Originally Posted by Zerocyde
Half the people I talk too say you cut your idle manifold vacuum in half, and round down to the nearest .5, so with 10hg you want a 4.5pv, etc. The other half of the people I talk to say you want 2 hg below your idle manifold vacuum, so with 10hg you would want a 7.5pv.
Who is correct, and why?
Both, I hate this; "but it all depends". Sounds like Einstein talking about relativity doesn't it?
It gets down to more than one way to set up the carb. To simplify; if the main metering is rich then you can delay the power circuit to a lower vacuum before it's necessary to turn it on. If you're running on the lean side say for good cruise gas mileage, then you may want the power system to come on earlier to cover power and anti-detonation requirements say when pulling a trailer or heavy load in this case having it come on earlier but not under cruise vacuum would be desirable.

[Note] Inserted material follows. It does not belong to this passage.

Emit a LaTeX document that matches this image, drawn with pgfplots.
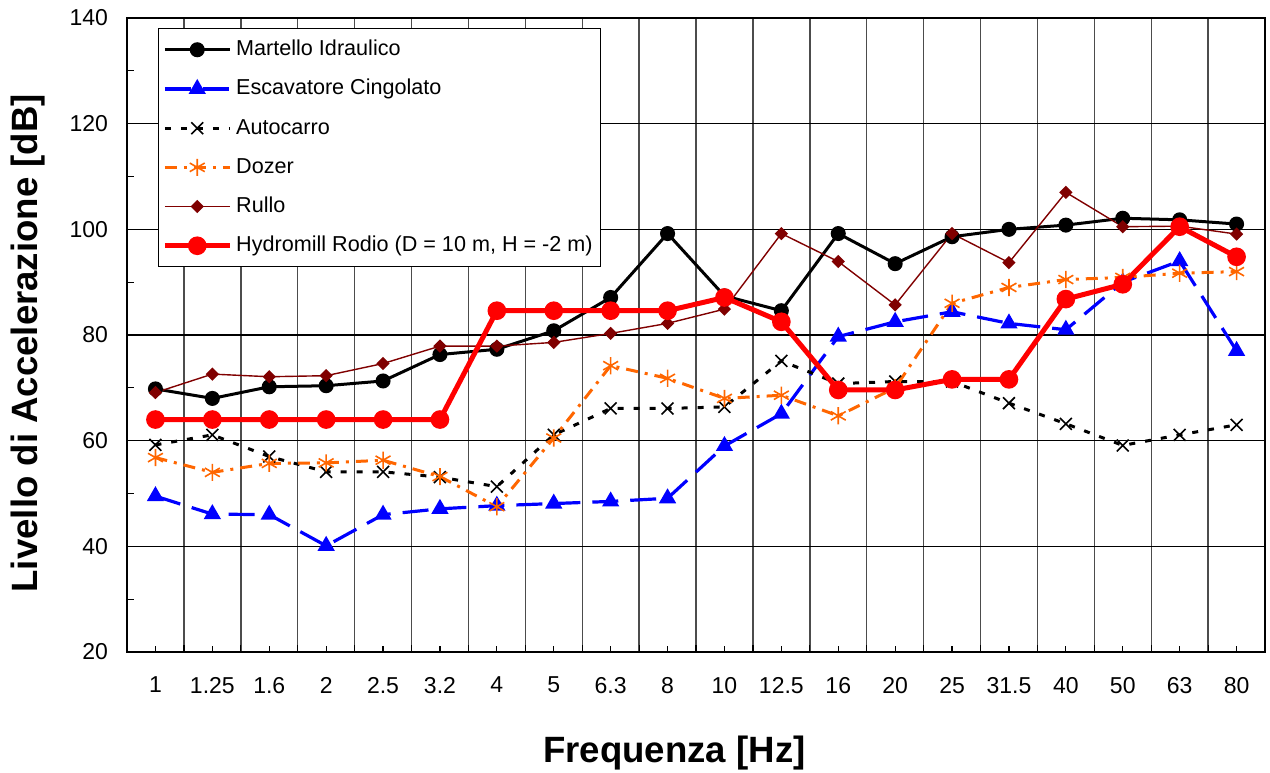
\documentclass[border=0pt]{standalone}
\usepackage{fontspec}
\setmainfont{Liberation Sans}
\usepackage{pgfplots}
\usepackage{pgfplotstable}
\pgfplotsset{compat=1.18}

\definecolor{escblue}{RGB}{0,0,255}
\definecolor{dozorange}{RGB}{255,102,0}
\definecolor{rulred}{RGB}{128,0,0}
\definecolor{hydred}{RGB}{255,0,0}

% levels in dB per 1/3 octave band (1 ... 80 Hz)
\pgfplotstableread{
x  mart   esc   auto  doz   rul    hyd
0  69.8   49.5  59.2  56.8  69.1   64.0
1  68.0   46.1  61.1  54.0  72.6   64.0
2  70.2   46.0  57.0  55.7  72.1   64.0
3  70.4   40.1  54.1  55.8  72.3   64.0
4  71.3   46.0  54.1  56.3  74.6   64.0
5  76.3   47.1  53.1  53.2  77.9   64.0
6  77.3   47.7  51.3  47.5  77.9   84.6
7  80.8   48.1  61.1  60.5  78.6   84.6
8  87.1   48.5  66.1  74.2  80.3   84.6
9  99.2   49.1  66.1  71.8  82.2   84.6
10 87.4   59.0  66.4  68.0  84.9   87.1
11 84.6   65.1  75.1  68.6  99.2   82.5
12 99.2   79.7  70.8  64.7  93.9   69.6
13 93.5   82.5  71.2  70.0  85.7   69.6
14 98.6   84.4  71.2  86.0  99.2   71.6
15 100.0  82.2  67.1  89.0  93.7   71.6
16 100.8  81.0  63.2  90.5  107.0  86.8
17 102.1  90.0  59.1  90.9  100.5  89.6
18 101.8  94.0  61.1  91.7  100.6  100.5
19 101.0  77.0  63.0  92.0  99.1   94.8
}\datatable

\begin{document}
\begin{tikzpicture}
\begin{axis}[
    scale only axis,
    width=569pt,
    height=317pt,
    xmin=-0.5, xmax=19.5,
    ymin=20, ymax=140,
    xtick={0,...,19},
    xticklabels={1,1.25,1.6,2,2.5,3.2,4,5,6.3,8,10,12.5,16,20,25,31.5,40,50,63,80},
    minor xtick={-0.5,0.5,...,19.5},
    ytick={20,40,...,140},
    minor ytick={30,50,...,130},
    xminorgrids=true,
    ymajorgrids=true,
    minor x grid style={black!70, line width=0.7pt},
    major y grid style={black, line width=0.6pt},
    tick pos=left,
    tick align=inside,
    major tick length=3pt,
    minor tick length=3.5pt,
    tick style={black, line width=0.6pt},
    axis line style={black, line width=0.8pt},
    /pgf/number format/assume math mode=true,
    tick label style={font=\fontsize{11.5}{13}\selectfont},
    xticklabel style={yshift=-9pt},
    yticklabel style={xshift=-6pt},
    xlabel={Frequenza [Hz]},
    ylabel={Livello di Accelerazione [dB]},
    label style={font=\fontsize{18.3}{22}\selectfont\bfseries, inner sep=0pt},
    xlabel style={at={(axis description cs:0.481,-0.159)}, anchor=center},
    ylabel style={at={(axis description cs:-0.087,0.487)}, anchor=center},
    legend cell align=left,
    legend style={
        at={(0.027,0.984)}, anchor=north west,
        draw=black, line width=0.6pt, fill=white,
        font=\fontsize{10.8}{13}\selectfont,
        row sep=4.6pt,
        inner xsep=2pt, inner ysep=3pt,
        nodes={inner sep=2pt, text height=8.5pt, text depth=2.5pt},
        /tikz/every even column/.append style={column sep=0pt},
    },
    legend image code/.code={
        \draw[mark repeat=2, mark phase=2, #1]
            plot coordinates {(0cm,0cm) (0.57cm,0cm) (1.14cm,0cm)};
    },
]
\addplot[black, line width=1.5pt, mark=*, mark size=3pt,
    mark options={solid}] table[x=x, y=mart] {\datatable};
\addlegendentry{Martello Idraulico}

\addplot[escblue, line width=1.6pt, dash pattern=on 13pt off 6pt,
    mark=triangle*, mark size=3.4pt, mark options={solid}]
    table[x=x, y=esc] {\datatable};
\addlegendentry{Escavatore Cingolato}

\addplot[black, line width=1.5pt, dash pattern=on 3pt off 5pt,
    mark=x, mark size=4.2pt, mark options={solid, line width=0.8pt}]
    table[x=x, y=auto] {\datatable};
\addlegendentry{Autocarro}

\addplot[dozorange, line width=1.5pt,
    dash pattern=on 6pt off 3.5pt on 1.5pt off 3.5pt,
    mark=asterisk, mark size=4.3pt, mark options={solid, line width=0.8pt}]
    table[x=x, y=doz] {\datatable};
\addlegendentry{Dozer}

\addplot[rulred, line width=0.7pt, mark=square*, mark size=2pt,
    mark options={solid, rotate=45}] table[x=x, y=rul] {\datatable};
\addlegendentry{Rullo}

\addplot[hydred, line width=2.5pt, mark=*, mark size=3.4pt,
    mark options={solid}] table[x=x, y=hyd] {\datatable};
\addlegendentry{Hydromill Rodio (D = 10 m, H = -2 m)}

\coordinate (SW) at (rel axis cs:0,0);
\coordinate (NE) at (rel axis cs:1,1);
\end{axis}
% page margins around the axis, as in the reference
\path ([shift={(-63.5pt,-60pt)}]SW) rectangle ([shift={(2.5pt,9pt)}]NE);
\end{tikzpicture}
\end{document}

If your idle vacuum is only 10 inches then this speaks to a large cam. Large cams speak to high performance so you want the power enrichment to come on earlier. But not at cruise if this is a street strip machine; so you need to get your cruise vacuum reading as well, which might be higher than idle vacuum. This is an effect of gearing which is a big player in this, therefore, a major reason why hard, fast rules are dangerous to apply.
A full up race engine that never sees the street tends to block off the power system and use really rich main metering instead, but these engine are either idling or at WOT so in-between metering like cruise isn't a consideration while eliminating the power circuit is one less potential failure point.
Certainly if you can do all of this tuning with an exhaust gas analyzer all the better?